In a rather classic turn of events for me, I didn’t actually manage to get my senior retrospective in on time for the print version. So the only place you can see this article is online! Lucky you!
Anyways, I’ve wanted to write one of these things for years, since I was a freshman and watching other people graduate. And part of the reason why I wanted to write one of these is because so many people who graduated in the past that I respect immensely did as well. However, I’m not going into this process with any expectation that these words will completely change anyone’s Vassar experience. Most of the senior pieces are personal stories encouraging underclassmen to live life to the fullest, and while some are more effective than others, they still are primarily a platform for seniors to get one last look at their college careers and indulge their egos once more by describing what they’ve learned from it.
I’m going to try and do something different.
Instead, let’s talk about the Vassar community and how I think it can be changed. Like I said, I’m still not expecting this to turn around anyone’s life, but we need more discourse about this. So you can take these suggestions or you can leave them, I won’t be offended either way. You should also take what I’m saying with a grain of salt, since I am a relatively privileged member of this community. But I also know that Vassar has not always felt like home to me, and these suggestions could maybe make it feel more like a home to other people.
College is a unique place, in that the student body completely changes over the course of four short years. Which can be a good thing, it means that there is constantly an influx of new freshmen with new ideas and solutions. This is often underestimated, but having new people coming in is so important in helping the school grow and change. But this also means that there’s constantly seniors graduating and leaving, and the freshmen coming in need to be taught some things about Vassar as a school. Which makes it hard to pass down any sort of institutional knowledge. I’d love to see a community more focused on teaching each other and growing together.

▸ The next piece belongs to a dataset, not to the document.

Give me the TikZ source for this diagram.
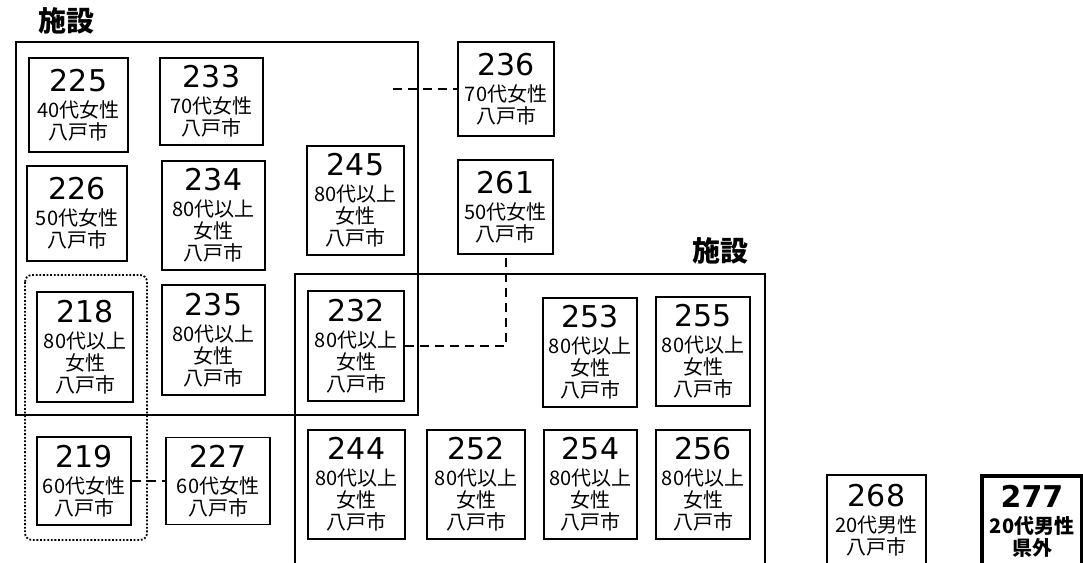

I would also love to see an environment where we are more focused on doing the right thing, as opposed to doing the most visible thing. Now the two can seem similar, but it’s the difference between making a huge fuss over a friend who is hurting and just asking how you can help. We’re college students, we want to do the right thing and get the credit for it. We want to stick it on our resumes that we helped others and made a difference. But what we’re forgetting is that you can’t quantify the help you give and that half the time the best way you can help is to get someone else more qualified. So much of this school is focused on doing things that look good instead of doing things that actually help. (Please see the Bridge Building, that thing doesn’t even have a handicap button on it.)
In general, I’d love to see a school that is more focused on helping each other. The period of time where I felt the greatest sense of community was actually just after Trump was elected President of the United States. Why do we need a tragedy in order to come together like that? Why can’t we help each other in times of happiness as well?
So those are my suggestions. Again, you can take or leave them, but we are about to go on a summer break for a few months. And even if you are staying on campus, you will be here but you won’t have the same experience, not really (trust me I know, I stayed on campus for a summer after my freshman year). This is a great time to sit down and really think about what you want this school to be like and how you want to contribute to it. In particular, think about the current problems and how you yourself contribute to them. Because we all have contributed in some way, whether it’s by not educating ourselves on issues, not advocating hard enough for these issues, or not advocating in the right way. We can all make some change to improve this school in the future.
I hope I’m around to see what good you will produce.